§ GOAL OF THE EXERCISE: Give the listing again exactly, omitting its images.
··········
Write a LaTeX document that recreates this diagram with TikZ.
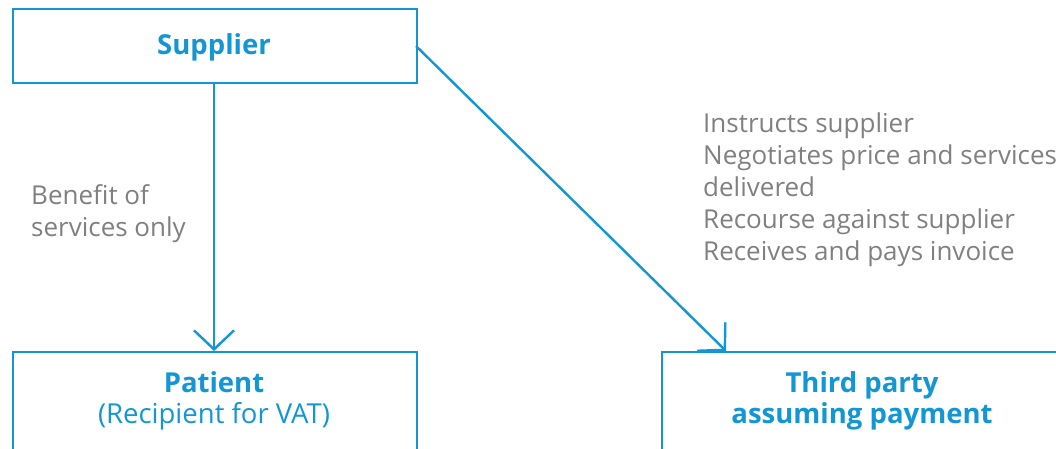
\documentclass[tikz,border=0pt]{standalone}
\usepackage{fontspec}
\setmainfont{Open Sans}
\usetikzlibrary{arrows.meta}
\definecolor{tblue}{RGB}{18,150,212}
\definecolor{tgray}{RGB}{128,128,128}
\tikzset{
  box/.style={draw=tblue, line width=2.4pt, fill=none, minimum width=404pt, inner sep=0pt},
  boxtext/.style={text=tblue, align=center, font=\fontsize{27.5}{31}\selectfont},
  note/.style={text=tgray, align=left, anchor=north west, inner sep=0pt, font=\fontsize{26}{32}\selectfont},
  conn/.style={draw=tblue, line width=2.4pt, -{Straight Barb[length=19pt, width=40pt, line width=2.4pt]}}
}
\begin{document}
\begin{tikzpicture}[x=1pt, y=-1pt]
\useasboundingbox (0,0) rectangle (1056,448);
\clip (0,0) rectangle (1056,448);
\node[box, minimum height=74pt, anchor=north west] (supplier) at (12,8) {};
\node[boxtext] (supplierlabel) at (214,47) {\bfseries Supplier};
\node[box, minimum height=130pt, anchor=north west] (patient) at (12,351) {};
\node[boxtext] (patientlabel) at (214,401) {\bfseries Patient\\(Recipient for VAT)};
\node[box, minimum height=130pt, anchor=north west] (third) at (661,351) {};
\node[boxtext] (thirdlabel) at (862,401) {\bfseries Third party\\\bfseries assuming payment};
\node[note] (benefit) at (31,184) {Benefit of\\services only};
\node[note] (duties) at (703,113) {Instructs supplier\\Negotiates price and services\\delivered\\Recourse against supplier\\Receives and pays invoice};
\coordinate (s1) at (214,82);
\coordinate (p1) at (214,351);
\coordinate (s2) at (416,46);
\coordinate (t1) at (726,351);
\draw[conn] (s1) -- (p1);
\draw[conn] (s2) -- (t1);
\end{tikzpicture}
\end{document}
··········
§ TASK RESULT:
Write a LaTeX document that recreates this diagram with TikZ.
\documentclass[tikz,border=0pt]{standalone}
\usepackage{fontspec}
\setmainfont{Open Sans}
\usetikzlibrary{arrows.meta}
\definecolor{tblue}{RGB}{18,150,212}
\definecolor{tgray}{RGB}{128,128,128}
\tikzset{
  box/.style={draw=tblue, line width=2.4pt, fill=none, minimum width=404pt, inner sep=0pt},
  boxtext/.style={text=tblue, align=center, font=\fontsize{27.5}{31}\selectfont},
  note/.style={text=tgray, align=left, anchor=north west, inner sep=0pt, font=\fontsize{26}{32}\selectfont},
  conn/.style={draw=tblue, line width=2.4pt, -{Straight Barb[length=19pt, width=40pt, line width=2.4pt]}}
}
\begin{document}
\begin{tikzpicture}[x=1pt, y=-1pt]
\useasboundingbox (0,0) rectangle (1056,448);
\clip (0,0) rectangle (1056,448);
\node[box, minimum height=74pt, anchor=north west] (supplier) at (12,8) {};
\node[boxtext] (supplierlabel) at (214,47) {\bfseries Supplier};
\node[box, minimum height=130pt, anchor=north west] (patient) at (12,351) {};
\node[boxtext] (patientlabel) at (214,401) {\bfseries Patient\\(Recipient for VAT)};
\node[box, minimum height=130pt, anchor=north west] (third) at (661,351) {};
\node[boxtext] (thirdlabel) at (862,401) {\bfseries Third party\\\bfseries assuming payment};
\node[note] (benefit) at (31,184) {Benefit of\\services only};
\node[note] (duties) at (703,113) {Instructs supplier\\Negotiates price and services\\delivered\\Recourse against supplier\\Receives and pays invoice};
\coordinate (s1) at (214,82);
\coordinate (p1) at (214,351);
\coordinate (s2) at (416,46);
\coordinate (t1) at (726,351);
\draw[conn] (s1) -- (p1);
\draw[conn] (s2) -- (t1);
\end{tikzpicture}
\end{document}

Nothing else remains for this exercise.